**SUPPLIED MATERIAL**

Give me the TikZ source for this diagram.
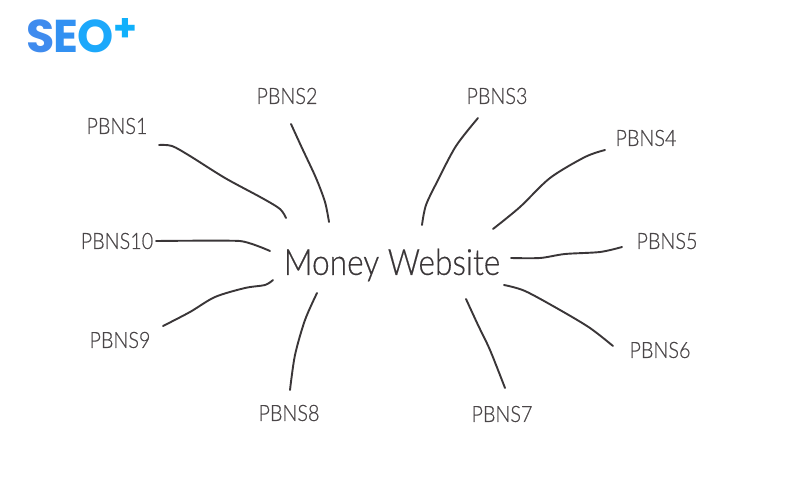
\documentclass[tikz,border=0pt]{standalone}
\usepackage{fontspec}
\newfontfamily\handfont{Lato}[UprightFont=* Light,FakeStretch=0.88,FakeBold=0.4]
\newfontfamily\logofont{Poppins}[UprightFont=* Bold]
\definecolor{ink}{HTML}{3A3638}
\definecolor{lab}{HTML}{4A4648}
\definecolor{logoS}{RGB}{63,139,238}
\definecolor{logoE}{RGB}{50,145,242}
\definecolor{logoO}{RGB}{28,168,251}
\definecolor{logoP}{RGB}{16,176,251}
\tikzset{
  pbn/.style={font=\handfont\fontsize{22.5}{22.5}\selectfont,text=lab,inner sep=0pt,anchor=center},
  wire/.style={draw=ink,line width=1.9pt,line cap=round,line join=round},
  logo/.style={font=\logofont\fontsize{46}{46}\selectfont,inner sep=0pt,anchor=center}
}
\begin{document}
\begin{tikzpicture}[x=1pt,y=-1pt]
\useasboundingbox (0,0) rectangle (800,500);
\fill[white] (0,0) rectangle (800,500);
% logo
\node[logo,text=logoS] (s) at (41,36) {S};
\node[logo,text=logoE] (e) at (66,36) {E};
\node[logo,text=logoO] (o) at (96,36) {O};
\node[logo,text=logoP,font=\logofont\fontsize{38}{38}\selectfont] (plus) at (125,30) {+};
% centre and labels
\node[pbn,font=\handfont\fontsize{36}{36}\selectfont,text=ink] (money) at (392,265) {Money Website};
\node[pbn] (p1) at (117,126) {PBNS1};
\node[pbn] (p2) at (287,96) {PBNS2};
\node[pbn] (p3) at (497,96) {PBNS3};
\node[pbn] (p4) at (646,138) {PBNS4};
\node[pbn] (p5) at (667,241) {PBNS5};
\node[pbn] (p6) at (660,350) {PBNS6};
\node[pbn] (p7) at (502,414) {PBNS7};
\node[pbn] (p8) at (289,413) {PBNS8};
\node[pbn] (p9) at (120,340) {PBNS9};
\node[pbn] (p10) at (117,241) {PBNS10};
% connector ends
\coordinate (a1) at (159,145); \coordinate (b1) at (286,218);
\coordinate (a2) at (291,124); \coordinate (b2) at (329,222);
\coordinate (a3) at (478,118); \coordinate (b3) at (422,225);
\coordinate (a4) at (605,150); \coordinate (b4) at (493,229);
\coordinate (a5) at (622,247); \coordinate (b5) at (511,258);
\coordinate (a6) at (613,346); \coordinate (b6) at (504,285);
\coordinate (a7) at (505,388); \coordinate (b7) at (466,299);
\coordinate (a8) at (290,390); \coordinate (b8) at (317,293);
\coordinate (a9) at (163,326); \coordinate (b9) at (273,280);
\coordinate (a10) at (156,241); \coordinate (b10) at (270,251);
\draw[wire] plot[smooth,tension=0.5] coordinates {(a1) (172,146) (190,156) (225,178) (262,198) (280,209) (b1)};
\draw[wire] plot[smooth,tension=0.5] coordinates {(a2) (302,148) (316,178) (325,202) (b2)};
\draw[wire] plot[smooth,tension=0.5] coordinates {(a3) (456,146) (438,180) (426,205) (b3)};
\draw[wire] plot[smooth,tension=0.5] coordinates {(a4) (585,157) (550,178) (520,207) (b4)};
\draw[wire] plot[smooth,tension=0.5] coordinates {(a5) (600,252) (565,254) (540,258) (b5)};
\draw[wire] plot[smooth,tension=0.5] coordinates {(a6) (590,328) (560,310) (525,291) (b6)};
\draw[wire] plot[smooth,tension=0.5] coordinates {(a7) (490,350) (478,325) (b7)};
\draw[wire] plot[smooth,tension=0.5] coordinates {(a8) (295,355) (305,320) (b8)};
\draw[wire] plot[smooth,tension=0.5] coordinates {(a9) (190,312) (215,297) (245,288) (265,285) (b9)};
\draw[wire] plot[smooth,tension=0.3] coordinates {(a10) (240,241) (b10)};
\end{tikzpicture}
\end{document}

**PROBLEM DETAILS**
Reproduce all of the material above word for word. Omit the pictures.

**EXERCISE SOLUTION**
Give me the TikZ source for this diagram.
\documentclass[tikz,border=0pt]{standalone}
\usepackage{fontspec}
\newfontfamily\handfont{Lato}[UprightFont=* Light,FakeStretch=0.88,FakeBold=0.4]
\newfontfamily\logofont{Poppins}[UprightFont=* Bold]
\definecolor{ink}{HTML}{3A3638}
\definecolor{lab}{HTML}{4A4648}
\definecolor{logoS}{RGB}{63,139,238}
\definecolor{logoE}{RGB}{50,145,242}
\definecolor{logoO}{RGB}{28,168,251}
\definecolor{logoP}{RGB}{16,176,251}
\tikzset{
  pbn/.style={font=\handfont\fontsize{22.5}{22.5}\selectfont,text=lab,inner sep=0pt,anchor=center},
  wire/.style={draw=ink,line width=1.9pt,line cap=round,line join=round},
  logo/.style={font=\logofont\fontsize{46}{46}\selectfont,inner sep=0pt,anchor=center}
}
\begin{document}
\begin{tikzpicture}[x=1pt,y=-1pt]
\useasboundingbox (0,0) rectangle (800,500);
\fill[white] (0,0) rectangle (800,500);
% logo
\node[logo,text=logoS] (s) at (41,36) {S};
\node[logo,text=logoE] (e) at (66,36) {E};
\node[logo,text=logoO] (o) at (96,36) {O};
\node[logo,text=logoP,font=\logofont\fontsize{38}{38}\selectfont] (plus) at (125,30) {+};
% centre and labels
\node[pbn,font=\handfont\fontsize{36}{36}\selectfont,text=ink] (money) at (392,265) {Money Website};
\node[pbn] (p1) at (117,126) {PBNS1};
\node[pbn] (p2) at (287,96) {PBNS2};
\node[pbn] (p3) at (497,96) {PBNS3};
\node[pbn] (p4) at (646,138) {PBNS4};
\node[pbn] (p5) at (667,241) {PBNS5};
\node[pbn] (p6) at (660,350) {PBNS6};
\node[pbn] (p7) at (502,414) {PBNS7};
\node[pbn] (p8) at (289,413) {PBNS8};
\node[pbn] (p9) at (120,340) {PBNS9};
\node[pbn] (p10) at (117,241) {PBNS10};
% connector ends
\coordinate (a1) at (159,145); \coordinate (b1) at (286,218);
\coordinate (a2) at (291,124); \coordinate (b2) at (329,222);
\coordinate (a3) at (478,118); \coordinate (b3) at (422,225);
\coordinate (a4) at (605,150); \coordinate (b4) at (493,229);
\coordinate (a5) at (622,247); \coordinate (b5) at (511,258);
\coordinate (a6) at (613,346); \coordinate (b6) at (504,285);
\coordinate (a7) at (505,388); \coordinate (b7) at (466,299);
\coordinate (a8) at (290,390); \coordinate (b8) at (317,293);
\coordinate (a9) at (163,326); \coordinate (b9) at (273,280);
\coordinate (a10) at (156,241); \coordinate (b10) at (270,251);
\draw[wire] plot[smooth,tension=0.5] coordinates {(a1) (172,146) (190,156) (225,178) (262,198) (280,209) (b1)};
\draw[wire] plot[smooth,tension=0.5] coordinates {(a2) (302,148) (316,178) (325,202) (b2)};
\draw[wire] plot[smooth,tension=0.5] coordinates {(a3) (456,146) (438,180) (426,205) (b3)};
\draw[wire] plot[smooth,tension=0.5] coordinates {(a4) (585,157) (550,178) (520,207) (b4)};
\draw[wire] plot[smooth,tension=0.5] coordinates {(a5) (600,252) (565,254) (540,258) (b5)};
\draw[wire] plot[smooth,tension=0.5] coordinates {(a6) (590,328) (560,310) (525,291) (b6)};
\draw[wire] plot[smooth,tension=0.5] coordinates {(a7) (490,350) (478,325) (b7)};
\draw[wire] plot[smooth,tension=0.5] coordinates {(a8) (295,355) (305,320) (b8)};
\draw[wire] plot[smooth,tension=0.5] coordinates {(a9) (190,312) (215,297) (245,288) (265,285) (b9)};
\draw[wire] plot[smooth,tension=0.3] coordinates {(a10) (240,241) (b10)};
\end{tikzpicture}
\end{document}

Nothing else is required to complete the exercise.